Africa Newsletter 08-06-19

Africa News


Maize prices are set to ease after the beginning of harvest in parts of South Rift and western Kenya and with the national strategic food reserve set to release additional maize to the millers. In additional, animal feeds millers have been given permission to import 2.5 Million tonnes of yellow maize, a key ingredient in animal feed. This should ease competition for the white maize among maize flour millers.

Pulses harvesting has started in parts of lower eastern Kenya with prices still high currently but likely to ease in the next few weeks as more farmers begin harvest, which is expected to be good this year.


The harvest continues with maize coming into the Greater Kampala market at UGX 1,000 per kg while in Mubende it is quoted at UGX 900 per kg. There continues to be a lot of grain with high moisture content due to the late rains that have affected the drying processes in the growing regions. Soybeans remain at UGX 1,700 to UGX 1,750 per kg in Kampala as more will be coming out of the fields for drying. Nambale beans are quoted at UGX 2,100 per kg in Kampala.

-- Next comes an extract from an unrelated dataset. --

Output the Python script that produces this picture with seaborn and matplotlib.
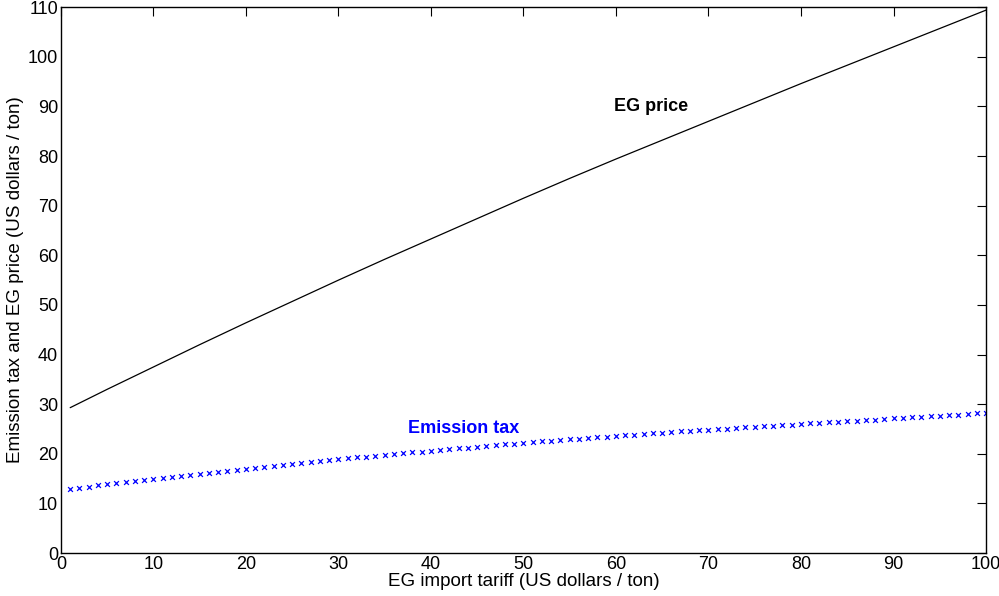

Poor agricultural season costs Uganda Shs260b

Ugandan farmers have failed to meet the 200,000 metric tonnes of produce needed by World Food Programme (WFP) this year. After spending $60m on 198,000 metric tonnnes during the bumper harvest last year, WFP had set aside $70m (Shs260b) this year to buy produce from farmers in Uganda. In its initiative to contribute to the economy, WFP had designated at least 10 per cent of its procurement for small holder farmers which is looks unlikely to be met. The challenge is the lack of coordination between farmers because most of them are stand-alone associations or farm groups.

We will sell you flour not grains, Tanzania now tells Kenya

Tanzania will not be selling maize grains to Kenya as earlier announced, but as flour, President John Magufuli said this past week in Dar es Salaam when he received a delegation from Nairobi that was returning gold and cash stolen from the country. Maize trade was part of bilateral deals agreed on during President Uhuru Kenyatta’s visit to Tanzania earlier this month. This latest pronouncement will help cool tempers that had been stoked by delays in clearing maize consignments at the Holili-Taveta border crossing, with Tanzanian traders accusing Kenyan authorities of laxity. This past week, truck drivers delivering maize from Tanzania also said they were stranded in Kenya’s coastal city Mombasa with their consignment as millers were reluctant to buy the grain.